--- SHORT EXERCISE ---
Find and copy lines holding "page".

--- EXTRACTED RECORDS ---
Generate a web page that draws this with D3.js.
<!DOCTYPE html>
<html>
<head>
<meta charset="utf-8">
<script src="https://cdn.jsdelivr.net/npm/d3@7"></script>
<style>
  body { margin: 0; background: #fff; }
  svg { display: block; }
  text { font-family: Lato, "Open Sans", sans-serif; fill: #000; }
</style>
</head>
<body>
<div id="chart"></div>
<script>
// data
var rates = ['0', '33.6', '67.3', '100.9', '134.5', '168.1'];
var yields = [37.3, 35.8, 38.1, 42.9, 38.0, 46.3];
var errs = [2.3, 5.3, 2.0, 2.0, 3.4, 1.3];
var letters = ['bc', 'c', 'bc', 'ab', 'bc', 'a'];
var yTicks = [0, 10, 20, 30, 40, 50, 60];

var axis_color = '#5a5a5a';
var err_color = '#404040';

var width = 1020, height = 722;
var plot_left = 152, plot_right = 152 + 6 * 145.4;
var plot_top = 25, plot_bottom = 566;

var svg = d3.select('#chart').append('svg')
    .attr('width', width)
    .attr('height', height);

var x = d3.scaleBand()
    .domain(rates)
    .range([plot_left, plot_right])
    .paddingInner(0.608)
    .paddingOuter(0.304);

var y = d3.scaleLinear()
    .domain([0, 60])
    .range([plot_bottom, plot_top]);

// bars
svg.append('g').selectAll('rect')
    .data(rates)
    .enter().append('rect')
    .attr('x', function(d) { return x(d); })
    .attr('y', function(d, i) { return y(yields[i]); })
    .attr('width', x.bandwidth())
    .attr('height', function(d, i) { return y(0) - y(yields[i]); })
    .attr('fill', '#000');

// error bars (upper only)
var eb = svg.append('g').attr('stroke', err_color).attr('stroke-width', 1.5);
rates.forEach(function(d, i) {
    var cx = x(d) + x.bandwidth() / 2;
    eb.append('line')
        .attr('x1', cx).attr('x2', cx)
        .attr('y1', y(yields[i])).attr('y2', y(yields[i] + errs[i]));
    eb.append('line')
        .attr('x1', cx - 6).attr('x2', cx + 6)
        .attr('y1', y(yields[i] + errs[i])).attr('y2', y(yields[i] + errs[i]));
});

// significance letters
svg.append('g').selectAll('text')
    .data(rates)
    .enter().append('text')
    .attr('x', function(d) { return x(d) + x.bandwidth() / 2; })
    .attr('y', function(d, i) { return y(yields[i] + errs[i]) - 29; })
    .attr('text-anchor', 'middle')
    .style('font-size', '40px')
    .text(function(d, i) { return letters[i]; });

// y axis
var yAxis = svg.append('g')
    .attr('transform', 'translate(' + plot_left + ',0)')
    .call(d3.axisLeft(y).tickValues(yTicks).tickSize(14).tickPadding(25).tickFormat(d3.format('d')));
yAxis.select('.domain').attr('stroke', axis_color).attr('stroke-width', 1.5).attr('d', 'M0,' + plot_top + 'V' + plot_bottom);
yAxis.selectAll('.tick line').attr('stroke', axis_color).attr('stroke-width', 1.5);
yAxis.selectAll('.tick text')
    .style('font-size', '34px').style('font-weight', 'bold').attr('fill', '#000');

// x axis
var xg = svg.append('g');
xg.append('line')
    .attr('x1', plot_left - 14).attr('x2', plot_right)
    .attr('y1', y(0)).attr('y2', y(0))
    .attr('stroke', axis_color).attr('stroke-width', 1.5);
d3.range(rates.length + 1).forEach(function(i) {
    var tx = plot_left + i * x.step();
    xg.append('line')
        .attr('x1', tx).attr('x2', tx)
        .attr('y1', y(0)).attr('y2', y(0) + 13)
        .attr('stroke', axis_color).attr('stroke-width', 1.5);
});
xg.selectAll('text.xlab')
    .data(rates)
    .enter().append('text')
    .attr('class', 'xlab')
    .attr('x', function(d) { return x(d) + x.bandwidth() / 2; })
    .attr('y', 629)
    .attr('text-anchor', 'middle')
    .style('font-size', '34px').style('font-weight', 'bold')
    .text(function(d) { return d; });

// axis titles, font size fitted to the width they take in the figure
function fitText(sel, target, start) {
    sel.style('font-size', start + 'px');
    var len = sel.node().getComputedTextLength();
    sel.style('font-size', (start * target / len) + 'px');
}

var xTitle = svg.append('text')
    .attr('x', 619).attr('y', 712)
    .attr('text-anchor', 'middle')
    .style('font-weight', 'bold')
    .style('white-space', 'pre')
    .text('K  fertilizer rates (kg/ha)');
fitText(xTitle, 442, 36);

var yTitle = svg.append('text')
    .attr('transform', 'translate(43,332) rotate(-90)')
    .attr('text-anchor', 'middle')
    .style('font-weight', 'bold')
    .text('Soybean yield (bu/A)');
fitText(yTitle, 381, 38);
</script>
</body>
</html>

---

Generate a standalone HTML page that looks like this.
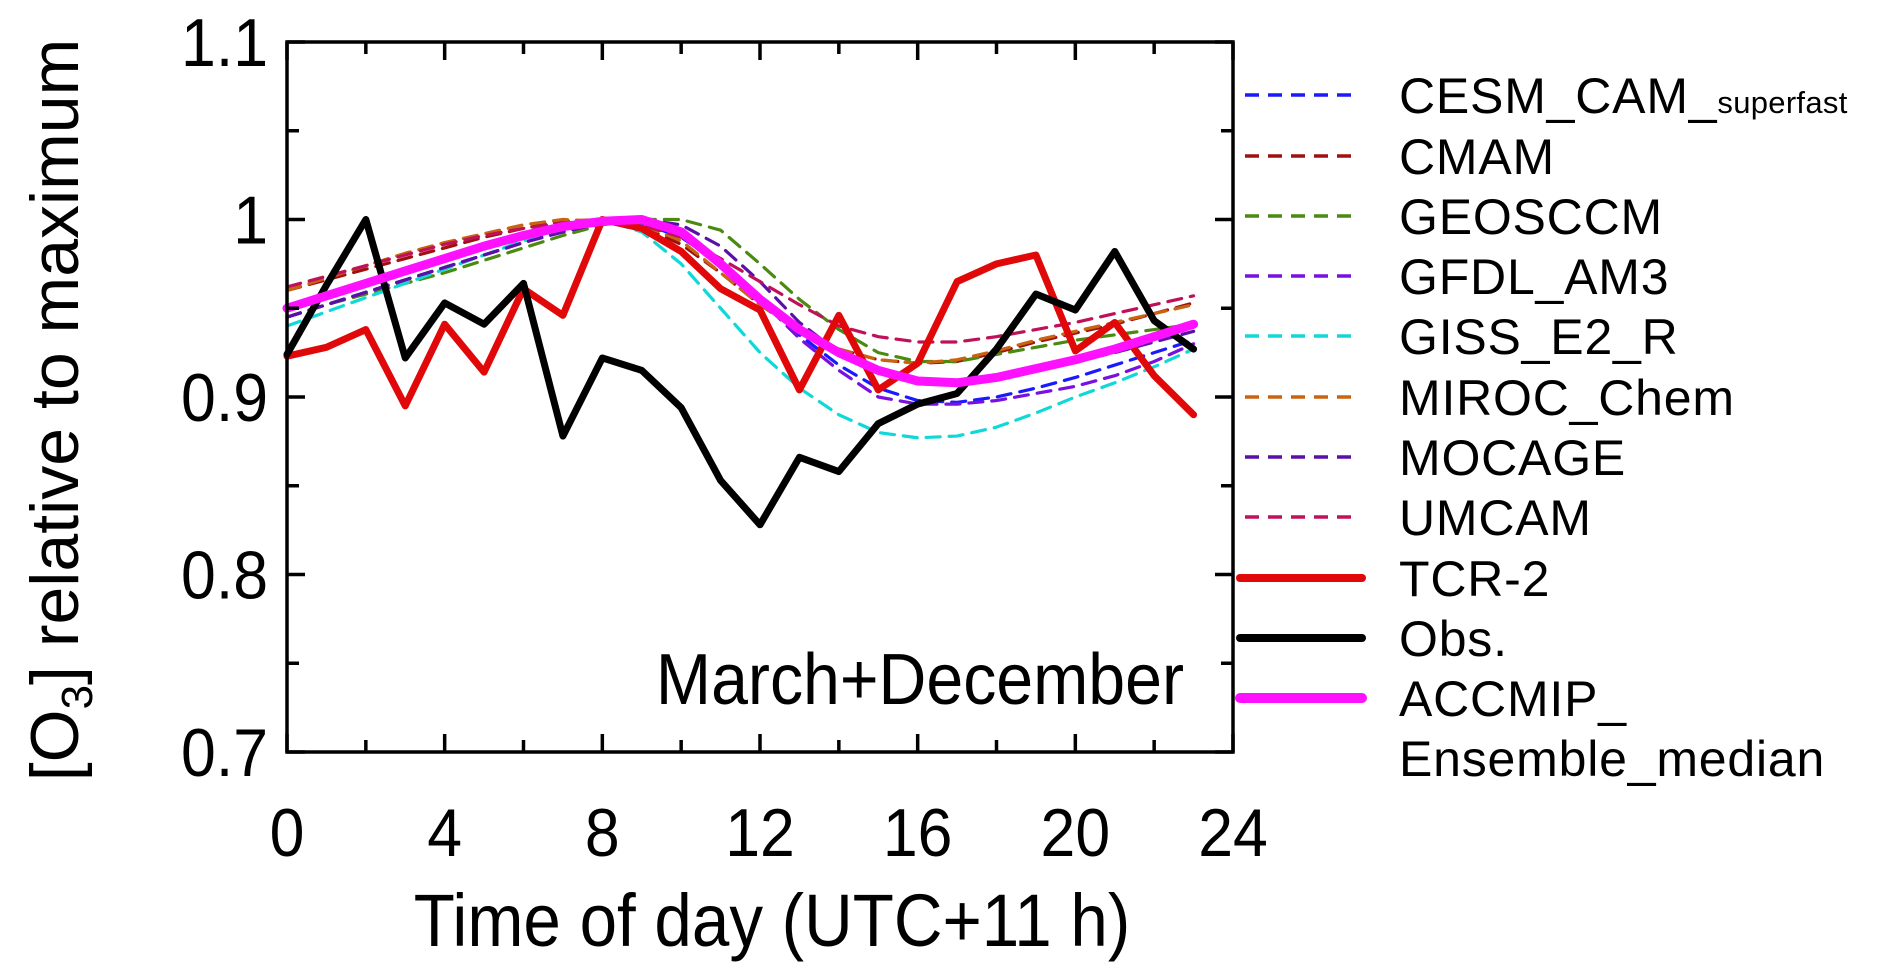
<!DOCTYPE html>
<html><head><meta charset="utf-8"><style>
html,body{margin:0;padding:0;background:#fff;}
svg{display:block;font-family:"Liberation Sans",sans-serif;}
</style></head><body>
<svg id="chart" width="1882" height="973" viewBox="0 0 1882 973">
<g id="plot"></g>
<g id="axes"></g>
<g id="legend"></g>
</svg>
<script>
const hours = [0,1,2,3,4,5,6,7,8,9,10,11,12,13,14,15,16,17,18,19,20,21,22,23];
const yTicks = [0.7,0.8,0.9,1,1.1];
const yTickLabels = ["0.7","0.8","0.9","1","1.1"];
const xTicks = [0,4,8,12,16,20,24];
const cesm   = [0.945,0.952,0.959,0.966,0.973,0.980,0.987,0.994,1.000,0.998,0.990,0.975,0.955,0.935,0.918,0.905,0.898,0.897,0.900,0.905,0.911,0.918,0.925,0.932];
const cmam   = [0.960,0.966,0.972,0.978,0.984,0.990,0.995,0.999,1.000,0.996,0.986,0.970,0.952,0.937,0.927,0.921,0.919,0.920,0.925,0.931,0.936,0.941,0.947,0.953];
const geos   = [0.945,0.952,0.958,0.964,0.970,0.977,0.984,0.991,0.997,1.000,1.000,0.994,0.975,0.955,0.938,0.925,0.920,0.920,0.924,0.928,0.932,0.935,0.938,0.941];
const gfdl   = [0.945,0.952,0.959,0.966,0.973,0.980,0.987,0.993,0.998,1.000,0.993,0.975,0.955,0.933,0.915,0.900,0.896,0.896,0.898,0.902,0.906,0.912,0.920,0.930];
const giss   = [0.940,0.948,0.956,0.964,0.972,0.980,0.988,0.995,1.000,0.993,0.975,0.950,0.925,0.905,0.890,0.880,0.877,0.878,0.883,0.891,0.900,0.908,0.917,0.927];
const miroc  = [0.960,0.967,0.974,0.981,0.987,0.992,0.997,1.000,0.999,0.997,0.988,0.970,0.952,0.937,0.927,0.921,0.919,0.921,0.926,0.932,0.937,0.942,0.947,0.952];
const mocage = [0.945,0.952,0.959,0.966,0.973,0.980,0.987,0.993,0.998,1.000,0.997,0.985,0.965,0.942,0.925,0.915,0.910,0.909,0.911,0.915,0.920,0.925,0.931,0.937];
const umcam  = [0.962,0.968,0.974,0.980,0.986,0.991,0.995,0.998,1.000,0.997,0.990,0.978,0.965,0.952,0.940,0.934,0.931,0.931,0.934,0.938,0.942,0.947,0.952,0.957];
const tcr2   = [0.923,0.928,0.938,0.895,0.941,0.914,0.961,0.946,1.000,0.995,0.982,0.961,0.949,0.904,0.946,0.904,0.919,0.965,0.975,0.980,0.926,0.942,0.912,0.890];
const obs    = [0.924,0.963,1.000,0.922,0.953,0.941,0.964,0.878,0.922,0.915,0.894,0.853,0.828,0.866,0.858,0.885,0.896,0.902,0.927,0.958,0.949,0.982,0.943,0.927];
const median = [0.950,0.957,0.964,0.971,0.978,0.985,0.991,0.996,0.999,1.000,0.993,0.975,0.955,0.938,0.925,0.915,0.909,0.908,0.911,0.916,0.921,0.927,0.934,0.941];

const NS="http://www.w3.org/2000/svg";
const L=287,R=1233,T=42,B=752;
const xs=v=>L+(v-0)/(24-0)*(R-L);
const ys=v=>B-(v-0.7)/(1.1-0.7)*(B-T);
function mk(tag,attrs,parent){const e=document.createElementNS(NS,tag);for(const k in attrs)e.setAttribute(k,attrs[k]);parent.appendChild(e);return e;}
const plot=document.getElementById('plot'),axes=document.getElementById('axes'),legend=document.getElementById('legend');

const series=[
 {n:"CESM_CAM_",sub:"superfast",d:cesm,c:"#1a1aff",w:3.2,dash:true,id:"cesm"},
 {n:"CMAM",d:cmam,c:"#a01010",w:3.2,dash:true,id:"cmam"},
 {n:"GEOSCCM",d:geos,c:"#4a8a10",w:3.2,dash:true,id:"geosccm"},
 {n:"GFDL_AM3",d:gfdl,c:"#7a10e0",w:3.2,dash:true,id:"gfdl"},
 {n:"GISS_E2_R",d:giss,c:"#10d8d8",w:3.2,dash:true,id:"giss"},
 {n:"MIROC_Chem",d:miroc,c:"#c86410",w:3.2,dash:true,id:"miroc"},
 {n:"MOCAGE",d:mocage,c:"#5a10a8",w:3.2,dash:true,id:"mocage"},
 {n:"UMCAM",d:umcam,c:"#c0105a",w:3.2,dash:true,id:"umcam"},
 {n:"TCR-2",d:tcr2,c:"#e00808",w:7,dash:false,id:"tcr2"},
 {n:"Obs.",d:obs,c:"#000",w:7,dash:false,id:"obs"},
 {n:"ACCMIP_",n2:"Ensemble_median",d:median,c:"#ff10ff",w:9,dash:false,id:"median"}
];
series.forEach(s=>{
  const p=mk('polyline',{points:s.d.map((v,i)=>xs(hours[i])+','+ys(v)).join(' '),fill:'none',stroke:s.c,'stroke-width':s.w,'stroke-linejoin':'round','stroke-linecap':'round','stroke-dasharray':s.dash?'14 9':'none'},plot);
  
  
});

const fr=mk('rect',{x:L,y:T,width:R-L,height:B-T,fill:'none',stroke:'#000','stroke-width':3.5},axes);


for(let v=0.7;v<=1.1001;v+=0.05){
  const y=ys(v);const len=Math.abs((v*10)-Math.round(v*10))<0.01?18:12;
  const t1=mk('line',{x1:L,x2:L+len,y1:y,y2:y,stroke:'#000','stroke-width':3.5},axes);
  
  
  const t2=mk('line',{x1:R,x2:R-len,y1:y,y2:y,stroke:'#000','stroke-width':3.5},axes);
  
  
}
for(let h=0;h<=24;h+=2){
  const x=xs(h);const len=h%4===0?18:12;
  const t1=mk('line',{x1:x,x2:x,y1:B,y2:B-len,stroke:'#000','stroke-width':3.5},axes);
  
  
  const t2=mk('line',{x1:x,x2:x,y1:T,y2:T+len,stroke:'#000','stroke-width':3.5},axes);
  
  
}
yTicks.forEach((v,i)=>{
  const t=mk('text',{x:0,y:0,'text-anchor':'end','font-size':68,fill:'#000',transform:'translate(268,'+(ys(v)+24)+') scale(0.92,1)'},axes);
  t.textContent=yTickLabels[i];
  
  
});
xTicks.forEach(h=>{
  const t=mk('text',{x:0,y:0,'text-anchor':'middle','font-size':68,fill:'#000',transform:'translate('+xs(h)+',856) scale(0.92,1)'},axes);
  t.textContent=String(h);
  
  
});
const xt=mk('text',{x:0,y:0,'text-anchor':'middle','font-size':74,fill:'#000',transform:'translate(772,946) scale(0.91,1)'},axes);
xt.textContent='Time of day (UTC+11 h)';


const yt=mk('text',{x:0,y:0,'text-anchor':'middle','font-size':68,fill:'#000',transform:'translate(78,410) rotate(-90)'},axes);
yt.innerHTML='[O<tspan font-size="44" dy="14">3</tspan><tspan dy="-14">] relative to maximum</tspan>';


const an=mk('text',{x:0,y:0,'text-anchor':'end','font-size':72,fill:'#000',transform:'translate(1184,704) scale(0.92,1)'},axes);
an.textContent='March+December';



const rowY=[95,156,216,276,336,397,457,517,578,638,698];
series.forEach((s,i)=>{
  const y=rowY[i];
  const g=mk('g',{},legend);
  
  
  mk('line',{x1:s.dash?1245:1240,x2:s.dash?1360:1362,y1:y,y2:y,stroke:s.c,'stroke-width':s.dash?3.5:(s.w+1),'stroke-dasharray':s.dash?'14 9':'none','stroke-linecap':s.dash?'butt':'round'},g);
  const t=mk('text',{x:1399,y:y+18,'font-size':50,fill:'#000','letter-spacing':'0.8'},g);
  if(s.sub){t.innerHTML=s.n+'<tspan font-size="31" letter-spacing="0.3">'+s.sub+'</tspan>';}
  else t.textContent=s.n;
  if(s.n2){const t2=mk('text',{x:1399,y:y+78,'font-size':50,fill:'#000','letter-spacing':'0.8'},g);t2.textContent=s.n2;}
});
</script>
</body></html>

--- TASK OUTPUT ---
Generate a web page that draws this with D3.js.
Generate a standalone HTML page that looks like this.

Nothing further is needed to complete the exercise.